Ignore the hype, ladies and gents. There are way too many other, better war movies out there that you could and should be watching instead.
Sound? It won an Oscar for sound? That says it all right there. Something was terribly wrong with movies in 1978. To be fair, most of the movies of that era were quite terrible. Self-importance was definitely in vogue.
Playing Devil’s Advocate, 1978 was also the year that gave us Superman, Dawn of the Dead, Animal House, Halloween, and Grease, so it certainly wasn’t all bad. Even so, looking at the Oscar-nominated films from that year, I’m left wondering what the hell was up with the Academy back then.
I highly doubt that you’ll have much enjoyment out of Heaven’s Gate, the film that the director did after The Deer Hunter. His arrogance and cockiness (from winning those Oscars) and its bloated running time of 216 minutes didn’t do him any favours.

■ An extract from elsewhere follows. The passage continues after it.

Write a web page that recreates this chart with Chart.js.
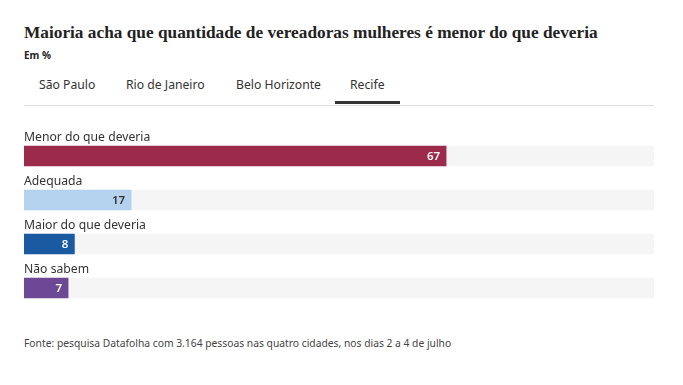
<!DOCTYPE html>
<html lang="pt-BR">
<head>
<meta charset="utf-8">
<title>Vereadoras mulheres - Recife</title>
<script src="https://cdn.jsdelivr.net/npm/chart.js@4"></script>
<style>
    html, body { margin: 0; padding: 0; background: #fff; }
    body { width: 683px; height: 385px; position: relative; overflow: hidden; font-family: "Noto Sans", sans-serif; color: #333; }
    #title { position: absolute; left: 24px; top: 23px; font-family: "Liberation Serif", serif; font-weight: bold; font-size: 17.3px; color: #222; white-space: nowrap; }
    #subtitle { position: absolute; left: 24px; top: 48px; font-size: 10px; font-weight: bold; color: #222; }
    #tabs { position: absolute; left: 24px; top: 70px; width: 630px; height: 35px; border-bottom: 1px solid #ddd; }
    .tab { position: absolute; top: 6px; font-size: 12.2px; color: #333; white-space: nowrap; }
    .tab.active::after { content: ""; position: absolute; left: -15px; right: -15px; top: 25px; height: 3px; background: #333; }
    #chartBox { position: absolute; left: 0; top: 120px; width: 683px; height: 190px; }
    #source { position: absolute; left: 24px; top: 336px; font-size: 10.3px; color: #444; white-space: nowrap; }
</style>
</head>
<body>
<div id="title">Maioria acha que quantidade de vereadoras mulheres é menor do que deveria</div>
<div id="subtitle">Em %</div>
<div id="tabs">
    <span class="tab" style="left:15px">São Paulo</span>
    <span class="tab" style="left:102px">Rio de Janeiro</span>
    <span class="tab" style="left:212px">Belo Horizonte</span>
    <span class="tab active" style="left:326px">Recife</span>
</div>
<div id="chartBox"><canvas id="chart"></canvas></div>
<div id="source">Fonte: pesquisa Datafolha com 3.164 pessoas nas quatro cidades, nos dias 2 a 4 de julho</div>
<script>
    // Data
    const categories = ['Menor do que deveria', 'Adequada', 'Maior do que deveria', 'Não sabem'];
    const values = [67, 17, 8, 7];
    const barColors = ['#9c2a4b', '#b4d2ee', '#1a5aa0', '#6c4897'];
    const valueColors = ['#fff', '#333', '#fff', '#fff'];
    const scaleMax = 100;
    const track = categories.map(() => scaleMax);

    // draws the category name above each bar and the value inside its end
    const barLabels = {
        id: 'barLabels',
        afterDatasetsDraw(chart) {
            const ctx = chart.ctx;
            const meta = chart.getDatasetMeta(1);
            ctx.save();
            meta.data.forEach((bar, i) => {
                ctx.font = '12.2px "Noto Sans", sans-serif';
                ctx.fillStyle = '#333';
                ctx.textAlign = 'left';
                ctx.textBaseline = 'alphabetic';
                ctx.fillText(categories[i], chart.chartArea.left, bar.y - 15);

                ctx.font = '600 11.5px "Noto Sans", sans-serif';
                ctx.fillStyle = valueColors[i];
                ctx.textAlign = 'right';
                ctx.textBaseline = 'middle';
                ctx.fillText(values[i], bar.x - 6, bar.y + 1);
            });
            ctx.restore();
        }
    };

    new Chart(document.getElementById('chart').getContext('2d'), {
        type: 'bar',
        data: {
            labels: categories,
            datasets: [
                {
                    data: track,
                    backgroundColor: '#f5f5f5',
                    barThickness: 20,
                    grouped: false,
                    order: 2
                },
                {
                    data: values,
                    backgroundColor: barColors,
                    barThickness: 20,
                    grouped: false,
                    order: 1
                }
            ]
        },
        options: {
            indexAxis: 'y',
            responsive: true,
            maintainAspectRatio: false,
            animation: false,
            layout: { padding: { left: 24, right: 29, top: 14, bottom: 0 } },
            scales: {
                x: { display: false, min: 0, max: scaleMax },
                y: { display: false }
            },
            plugins: {
                legend: { display: false },
                tooltip: { enabled: false }
            }
        },
        plugins: [barLabels]
    });
</script>
</body>
</html>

Thanks for the heads-up, amigo.
If this is how you feel about The Deer Hunter, DO NOT WATCH Heaven’s Gate. It’s the only movie that makes me rage.
It’s like the John Cassavetes movies of that era, where he thought if he kept emotion high for any reason (or none) it would seem genuine and okay, but you just feel like you’ve been jerked around when they’re over.
Every facet of Heaven’s Gate gets a perfect grade, but there is one little problem: there’s no script.
Your brain will go nova, believe me.
Stick with the gritty, brutal action films from the 70s like Friedkin’s Sorcerer, that’s my advice. That one’s better than the movie it remakes.
Believe me, I get the idea. The film was never exactly on my “to watch” list to begin with, and that list is pretty darned long.
Thanks for your input.
Taxi Driver is an example of a great, yet slow movie. The editing is cohesive (thanks to Martin Scorsese, who was probably ahead of his time), the scenarios are intense and the climax is frightening and gruesome.
The Deer Hunter was none of that. All it successfully did was bore the shit out of me.
It is indeed a boring fucking movie. Though Taxi Driver is indeed a rightful classic. Thanks for reading.
The line about Forrest Gump made me laugh.
Also, the movie’s lack of structure — you nailed it. It felt like three hour-long vignettes stapled to each other.
I was shocked by how bad The Deer Hunter was
Good, good, it’s not just me. And really, I stand by my argument that Forrest Gump was a better war movie than this fucking corpse of a film. Thanks for chiming in.
Do you mean to say that “Apocalypse Now” and “Full Metal Jacket” aren’t good Vietnam War movies?
Looking back, I can see how you might have interpreted my statements that way. But no, I meant to say that those are both outstanding Vietnam War movies that hold up beautifully, which is far more than I can say for this movie.